Problem statement — Omit the pictures and output exactly the lines from the start of the entries through the line containing "from matplotlib.lines import Line2D".
_ _ _
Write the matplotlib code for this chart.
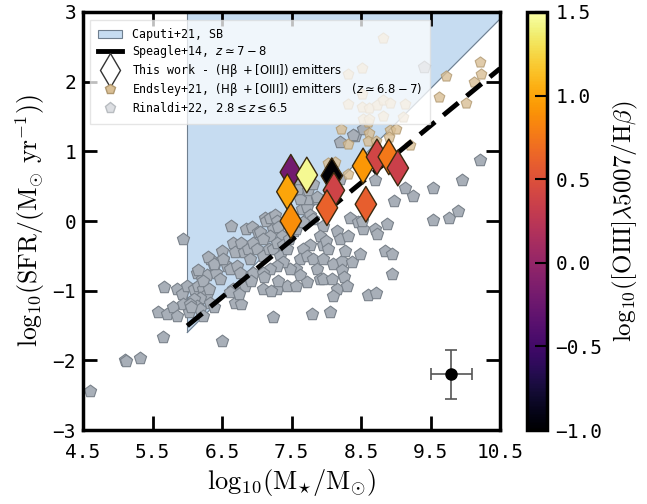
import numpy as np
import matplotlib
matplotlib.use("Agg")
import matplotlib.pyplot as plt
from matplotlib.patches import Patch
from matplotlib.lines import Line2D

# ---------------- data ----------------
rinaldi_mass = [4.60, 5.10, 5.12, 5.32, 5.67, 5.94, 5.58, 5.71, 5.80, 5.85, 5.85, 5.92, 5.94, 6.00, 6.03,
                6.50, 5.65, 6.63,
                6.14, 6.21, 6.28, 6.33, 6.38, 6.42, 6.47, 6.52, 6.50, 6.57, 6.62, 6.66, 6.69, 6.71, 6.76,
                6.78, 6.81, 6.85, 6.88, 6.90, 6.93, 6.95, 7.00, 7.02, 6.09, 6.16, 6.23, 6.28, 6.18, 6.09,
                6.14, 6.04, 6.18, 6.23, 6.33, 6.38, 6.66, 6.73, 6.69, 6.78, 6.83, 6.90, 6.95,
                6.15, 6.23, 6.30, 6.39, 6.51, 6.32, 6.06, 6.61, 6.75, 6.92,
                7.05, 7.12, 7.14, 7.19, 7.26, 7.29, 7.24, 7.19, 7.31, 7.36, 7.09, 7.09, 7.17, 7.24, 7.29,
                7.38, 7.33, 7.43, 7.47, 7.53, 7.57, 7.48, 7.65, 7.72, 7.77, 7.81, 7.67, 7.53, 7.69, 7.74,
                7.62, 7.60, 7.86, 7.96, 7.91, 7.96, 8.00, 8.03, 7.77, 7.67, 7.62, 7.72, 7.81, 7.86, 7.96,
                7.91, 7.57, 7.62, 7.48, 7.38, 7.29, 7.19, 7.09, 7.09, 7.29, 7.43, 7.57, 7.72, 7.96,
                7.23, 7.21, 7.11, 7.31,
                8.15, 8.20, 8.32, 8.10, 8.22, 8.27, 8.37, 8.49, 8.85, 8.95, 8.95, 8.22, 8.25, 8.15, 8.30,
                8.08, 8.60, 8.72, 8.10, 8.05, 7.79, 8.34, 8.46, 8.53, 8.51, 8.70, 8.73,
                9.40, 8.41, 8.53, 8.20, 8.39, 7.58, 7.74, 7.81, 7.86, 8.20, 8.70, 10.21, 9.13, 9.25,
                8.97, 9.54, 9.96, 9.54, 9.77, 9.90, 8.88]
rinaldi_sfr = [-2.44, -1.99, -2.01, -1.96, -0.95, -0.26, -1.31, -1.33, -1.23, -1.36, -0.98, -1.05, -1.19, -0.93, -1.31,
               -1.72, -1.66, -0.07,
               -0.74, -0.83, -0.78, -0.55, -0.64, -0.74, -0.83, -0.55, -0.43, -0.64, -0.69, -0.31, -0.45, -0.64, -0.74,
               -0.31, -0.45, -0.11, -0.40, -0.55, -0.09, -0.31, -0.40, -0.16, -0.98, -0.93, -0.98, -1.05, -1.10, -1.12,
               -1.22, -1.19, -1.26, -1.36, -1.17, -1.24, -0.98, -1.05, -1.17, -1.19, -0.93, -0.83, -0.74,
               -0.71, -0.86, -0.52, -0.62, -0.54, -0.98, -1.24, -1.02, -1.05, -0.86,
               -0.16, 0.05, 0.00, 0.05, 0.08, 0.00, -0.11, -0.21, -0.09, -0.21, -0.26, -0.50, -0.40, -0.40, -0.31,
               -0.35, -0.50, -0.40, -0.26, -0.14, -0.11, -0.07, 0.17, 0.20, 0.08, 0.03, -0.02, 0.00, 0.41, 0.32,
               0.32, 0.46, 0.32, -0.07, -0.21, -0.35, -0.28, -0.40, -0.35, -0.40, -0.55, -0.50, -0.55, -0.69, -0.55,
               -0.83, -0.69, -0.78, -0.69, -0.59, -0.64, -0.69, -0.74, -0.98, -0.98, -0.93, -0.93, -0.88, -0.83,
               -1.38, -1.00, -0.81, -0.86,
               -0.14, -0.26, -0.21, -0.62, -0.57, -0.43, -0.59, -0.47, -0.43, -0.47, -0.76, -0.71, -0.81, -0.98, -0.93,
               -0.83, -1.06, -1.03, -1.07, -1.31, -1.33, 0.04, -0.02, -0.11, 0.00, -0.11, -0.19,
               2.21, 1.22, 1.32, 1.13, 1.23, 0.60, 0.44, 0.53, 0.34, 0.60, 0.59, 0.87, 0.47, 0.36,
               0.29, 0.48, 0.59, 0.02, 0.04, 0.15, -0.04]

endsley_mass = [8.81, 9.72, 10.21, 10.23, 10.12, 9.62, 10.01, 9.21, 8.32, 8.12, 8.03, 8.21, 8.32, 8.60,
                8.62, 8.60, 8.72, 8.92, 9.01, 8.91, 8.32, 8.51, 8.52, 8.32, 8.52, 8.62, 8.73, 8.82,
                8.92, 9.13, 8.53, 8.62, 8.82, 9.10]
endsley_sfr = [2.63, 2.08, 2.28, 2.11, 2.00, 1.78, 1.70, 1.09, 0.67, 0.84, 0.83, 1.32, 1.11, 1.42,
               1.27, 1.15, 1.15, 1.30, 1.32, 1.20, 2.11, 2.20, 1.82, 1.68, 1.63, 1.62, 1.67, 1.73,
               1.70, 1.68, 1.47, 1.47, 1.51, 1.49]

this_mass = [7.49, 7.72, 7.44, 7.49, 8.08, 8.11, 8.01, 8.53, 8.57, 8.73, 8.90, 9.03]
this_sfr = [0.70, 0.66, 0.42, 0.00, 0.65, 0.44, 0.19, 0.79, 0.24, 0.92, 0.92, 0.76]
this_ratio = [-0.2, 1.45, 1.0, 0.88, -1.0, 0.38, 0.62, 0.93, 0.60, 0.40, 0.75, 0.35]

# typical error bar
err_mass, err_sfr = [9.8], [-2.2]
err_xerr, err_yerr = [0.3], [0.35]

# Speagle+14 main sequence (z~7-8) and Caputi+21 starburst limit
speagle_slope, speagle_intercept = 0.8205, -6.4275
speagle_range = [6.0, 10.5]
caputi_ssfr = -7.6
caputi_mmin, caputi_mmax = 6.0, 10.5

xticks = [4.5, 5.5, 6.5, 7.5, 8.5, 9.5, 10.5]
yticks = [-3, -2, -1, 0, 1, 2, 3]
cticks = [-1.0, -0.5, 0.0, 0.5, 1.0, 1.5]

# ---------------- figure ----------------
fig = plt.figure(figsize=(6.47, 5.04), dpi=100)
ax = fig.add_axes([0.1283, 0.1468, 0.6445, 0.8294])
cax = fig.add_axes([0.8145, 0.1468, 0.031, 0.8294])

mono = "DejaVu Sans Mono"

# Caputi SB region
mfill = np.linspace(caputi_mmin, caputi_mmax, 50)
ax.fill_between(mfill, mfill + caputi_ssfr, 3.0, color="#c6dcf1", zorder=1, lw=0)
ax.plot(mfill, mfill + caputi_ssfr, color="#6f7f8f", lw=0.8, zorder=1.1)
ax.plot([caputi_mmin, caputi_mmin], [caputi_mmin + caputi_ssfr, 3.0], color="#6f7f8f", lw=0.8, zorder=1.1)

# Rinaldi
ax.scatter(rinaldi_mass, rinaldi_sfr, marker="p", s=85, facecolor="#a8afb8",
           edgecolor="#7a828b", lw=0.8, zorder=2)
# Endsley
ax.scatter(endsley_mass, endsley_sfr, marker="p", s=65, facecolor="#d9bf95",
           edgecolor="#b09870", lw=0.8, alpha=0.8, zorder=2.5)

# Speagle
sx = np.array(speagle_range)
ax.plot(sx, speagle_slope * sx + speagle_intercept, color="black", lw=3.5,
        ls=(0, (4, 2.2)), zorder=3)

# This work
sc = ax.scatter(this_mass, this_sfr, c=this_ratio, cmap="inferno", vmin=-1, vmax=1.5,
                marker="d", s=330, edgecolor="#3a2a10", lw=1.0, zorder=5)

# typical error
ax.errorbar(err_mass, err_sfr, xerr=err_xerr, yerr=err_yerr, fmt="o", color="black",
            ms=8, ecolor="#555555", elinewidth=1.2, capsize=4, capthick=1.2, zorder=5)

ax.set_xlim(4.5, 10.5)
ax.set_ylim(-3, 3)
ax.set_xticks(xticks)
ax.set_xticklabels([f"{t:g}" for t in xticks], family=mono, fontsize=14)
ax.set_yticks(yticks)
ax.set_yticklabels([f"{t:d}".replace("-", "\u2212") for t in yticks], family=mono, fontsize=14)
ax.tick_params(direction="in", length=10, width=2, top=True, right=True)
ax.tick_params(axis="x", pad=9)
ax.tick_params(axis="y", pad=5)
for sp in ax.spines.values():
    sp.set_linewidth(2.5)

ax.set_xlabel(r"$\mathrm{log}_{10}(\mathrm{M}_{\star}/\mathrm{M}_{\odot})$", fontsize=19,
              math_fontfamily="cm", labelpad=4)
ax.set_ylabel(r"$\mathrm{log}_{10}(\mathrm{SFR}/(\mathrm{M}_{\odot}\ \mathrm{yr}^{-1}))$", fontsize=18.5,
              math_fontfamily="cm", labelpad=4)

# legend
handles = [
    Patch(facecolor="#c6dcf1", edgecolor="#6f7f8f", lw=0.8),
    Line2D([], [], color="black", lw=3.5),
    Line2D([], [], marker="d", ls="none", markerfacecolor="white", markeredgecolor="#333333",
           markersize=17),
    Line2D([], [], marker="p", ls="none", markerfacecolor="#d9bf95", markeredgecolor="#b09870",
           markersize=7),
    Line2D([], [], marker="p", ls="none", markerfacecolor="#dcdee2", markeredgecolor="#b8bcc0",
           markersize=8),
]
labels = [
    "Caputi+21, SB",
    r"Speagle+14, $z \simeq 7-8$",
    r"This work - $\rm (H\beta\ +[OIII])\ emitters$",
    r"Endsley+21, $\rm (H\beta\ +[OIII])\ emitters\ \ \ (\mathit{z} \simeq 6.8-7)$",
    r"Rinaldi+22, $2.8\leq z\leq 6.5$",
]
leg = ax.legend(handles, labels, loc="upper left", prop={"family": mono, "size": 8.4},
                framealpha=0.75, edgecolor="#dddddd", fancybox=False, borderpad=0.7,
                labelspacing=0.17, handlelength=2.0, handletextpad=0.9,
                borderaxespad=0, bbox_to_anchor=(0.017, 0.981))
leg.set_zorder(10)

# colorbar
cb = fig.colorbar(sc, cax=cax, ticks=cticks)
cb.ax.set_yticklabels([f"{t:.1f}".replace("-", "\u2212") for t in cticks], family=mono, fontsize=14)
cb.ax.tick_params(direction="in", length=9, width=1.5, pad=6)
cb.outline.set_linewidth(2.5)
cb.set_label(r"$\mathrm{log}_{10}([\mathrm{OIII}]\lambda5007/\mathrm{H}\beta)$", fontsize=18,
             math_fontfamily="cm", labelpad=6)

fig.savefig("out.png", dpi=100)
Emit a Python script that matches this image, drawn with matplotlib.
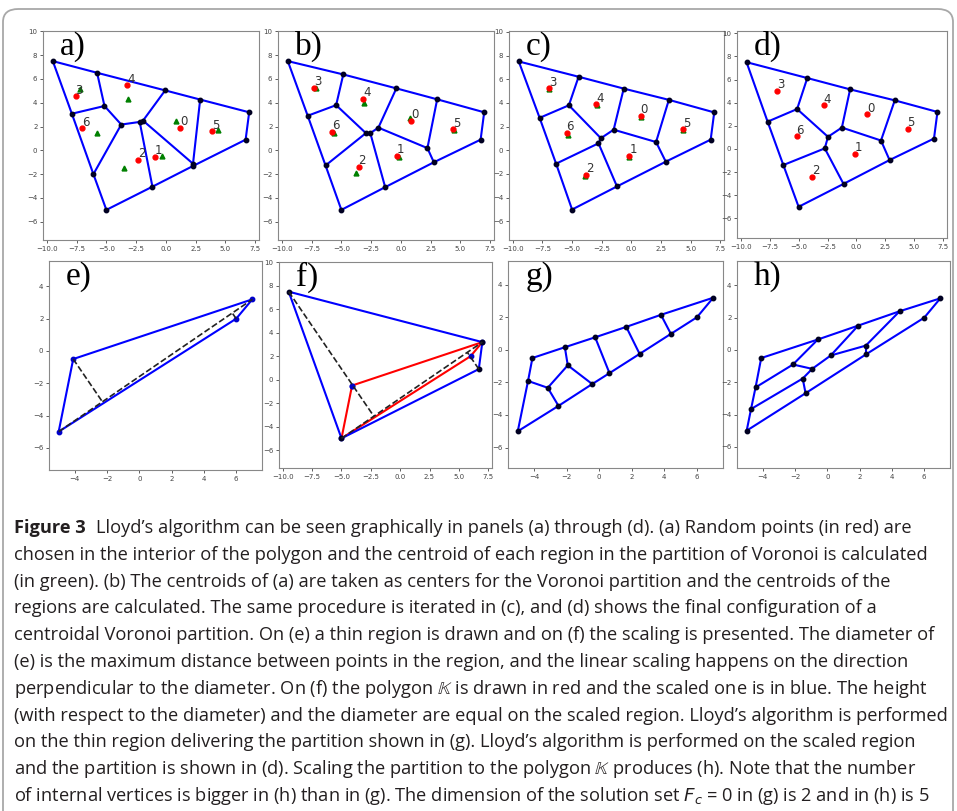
_ _ _
Answer to this task —
Write the matplotlib code for this chart.
import numpy as np
import matplotlib
matplotlib.use("Agg")
import matplotlib.pyplot as plt
from matplotlib.patches import Patch
from matplotlib.lines import Line2D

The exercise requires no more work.